O sermão de Mantega ao FMI
Incidente sobre ajuda à Grécia serve para mostrar plena sintonia entre os governos Dilma e Obama
Mantega aproveitou o mal-entendido com Paulo Nogueira Batista Jr., o representante brasileiro e de um punhado de outros países latino-americanos no Fundo Monetário Internacional, para dizer ao FMI que "o programa de resgate da Grécia e de outros países da periferia da zona euro precisa ser revisto de forma a permitir melhores oportunidades de recuperação para tais países" (refere-se, essencialmente, a Espanha e Portugal, além da Grécia).
Como se sabe, o programa do Fundo prevê duros ajustes que, em vez de resgatar tais países, ajudaram a afundá-los na recessão.
Nogueira Batista dissera a mesmíssima coisa, acrescentando que, no ritmo em que vão as coisas, a Grécia não conseguirá pagar suas dívidas e terá que recorrer a um novo calote, inclusive na dívida para com o FMI. A divergência se deu porque Nogueira Batista votou contra a liberação de mais uma fatia do socorro à Grécia, com o que Mantega não concordou.
É razoável supor que, na fase atual da economia brasileira, que não entusiasma ninguém além de Mantega e Dilma, o sermão do ministro ao Fundo pode parecer pretensioso.

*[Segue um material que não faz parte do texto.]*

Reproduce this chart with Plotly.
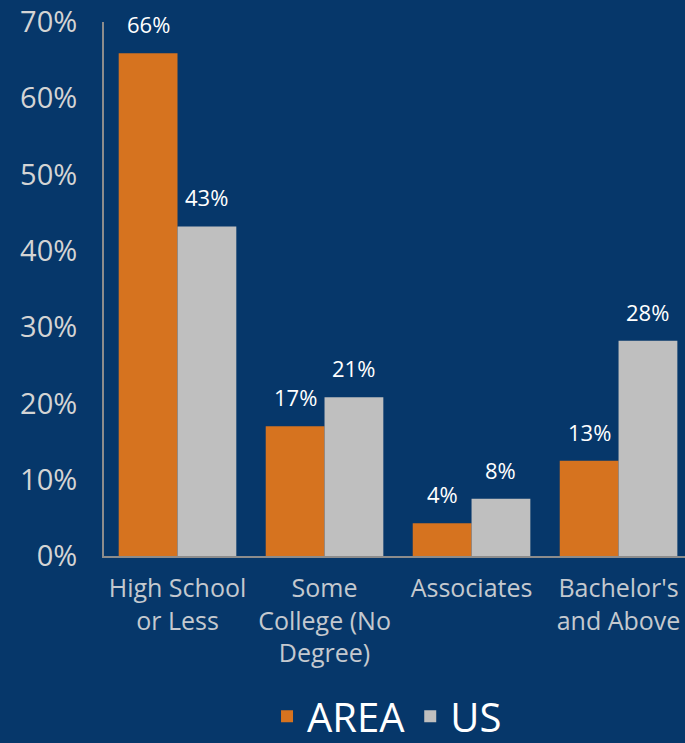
import plotly.graph_objects as go

categories = ["High School<br>or Less", "Some<br>College (No<br>Degree)", "Associates", "Bachelor's<br>and Above"]
area_values = [65.9, 17.0, 4.3, 12.5]
us_values = [43.2, 20.8, 7.5, 28.2]
area_labels = ["66%", "17%", "4%", "13%"]
us_labels = ["43%", "21%", "8%", "28%"]
y_ticks = [0, 10, 20, 30, 40, 50, 60, 70]
y_tick_labels = ["0%", "10%", "20%", "30%", "40%", "50%", "60%", "70%"]

BG = "#06376A"
ORANGE = "#D6731F"
GRAY = "#BFBFBF"
FONT = "Open Sans"

fig = go.Figure()
fig.add_trace(go.Bar(name="AREA", x=categories, y=area_values,
                     marker=dict(color=ORANGE, line=dict(width=0))))
fig.add_trace(go.Bar(name="US", x=categories, y=us_values,
                     marker=dict(color=GRAY, line=dict(width=0))))

annotations = []
for cat, v, lab in zip(categories, area_values, area_labels):
    annotations.append(dict(x=cat, y=v, text=lab, xshift=-29, yshift=12,
                            yanchor="bottom", showarrow=False,
                            font=dict(family=FONT, size=22, color="white")))
for cat, v, lab in zip(categories, us_values, us_labels):
    annotations.append(dict(x=cat, y=v, text=lab, xshift=29, yshift=12,
                            yanchor="bottom", showarrow=False,
                            font=dict(family=FONT, size=22, color="white")))

fig.update_layout(
    width=685, height=743,
    paper_bgcolor=BG, plot_bgcolor=BG,
    margin=dict(l=104, r=0, t=22, b=187),
    barmode="group", bargap=0.2, bargroupgap=0,
    font=dict(family=FONT, color="#D0D4D9"),
    annotations=annotations,
    showlegend=True,
    legend=dict(orientation="h", xref="container", yref="container",
                x=0.565, y=0.036, xanchor="center", yanchor="middle",
                font=dict(size=40, color="white"), bgcolor="rgba(0,0,0,0)",
                itemwidth=30, traceorder="normal"),
    xaxis=dict(range=[-0.5, 3.452], showline=True, linecolor="#8C8C8C", linewidth=2,
               tickfont=dict(size=25, color="#C4C9CF"), showgrid=False,
               ticks="", ticklabelstandoff=9, automargin=False),
    yaxis=dict(range=[0, 70], tickvals=y_ticks, ticktext=y_tick_labels,
               showline=True, linecolor="#8C8C8C", linewidth=2,
               showgrid=False, zeroline=False, ticks="", automargin=False,
               tickfont=dict(size=29, color="#D4D4D4"), ticklabelstandoff=19),
)

fig.write_html("out.html")
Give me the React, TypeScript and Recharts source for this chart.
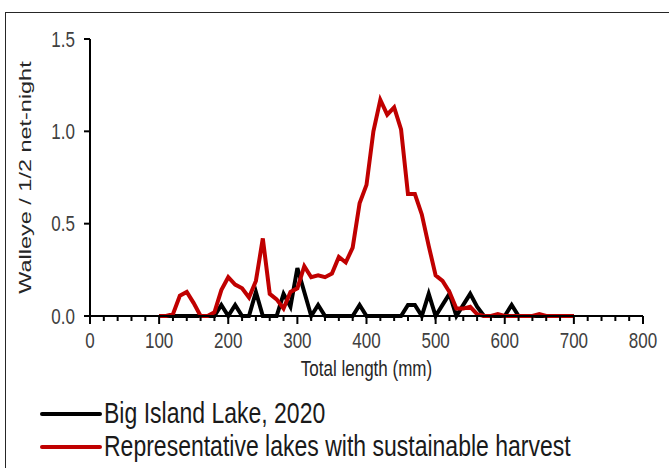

Não é.
O programa para a Grécia é de fato um tremendo fracasso. Algumas provas: o país está entrando no sexto ano de recessão, com o que sua economia sofrerá, no total, uma retração de um quarto, coisa que só países em guerra conhecem; em maio, o desemprego bateu de novo o recorde, atingindo 27,6%, outro indicador que só mesmo catástrofes conseguem produzir; a dívida, que, no momento do pacote de resgate, girava em torno de 163% do PIB, vai bater neste ano em 176%.
Mesmo que o sermão de Mantega fosse pretensioso, estaria em companhia ilustre, a do presidente Barack Obama. Ao receber o primeiro-ministro grego, Antonis Samaras, na quinta-feira, Obama também constatou que "políticas focadas só em redução de gastos não ajudariam a Grécia a retornar à prosperidade econômica".
O presidente norte-americano não nega a importância do ajuste fiscal, mas diz que igualmente importante é o foco em crescimento e em emprego.
Vê-se, pois, que, a dois meses do encontro que terão na Casa Branca, em outubro, os governos Dilma e Obama continuam em plena sintonia no campo econômico, divergências sobre espionagem à parte.
No fundo, repete-se uma situação que vem sendo recorrente nas cúpulas recentes do G20: os Estados Unidos, com apoio integral do Brasil, pressionando a Europa para um arranjo capaz de combinar austeridade com crescimento econômico.
O problema é que nem Obama nem Dilma nem Mantega conseguiram pôr de pé uma proposta que seja capaz de devolver o crescimento aos países que estão em crise ou de acelerar o crescimento em seus próprios países.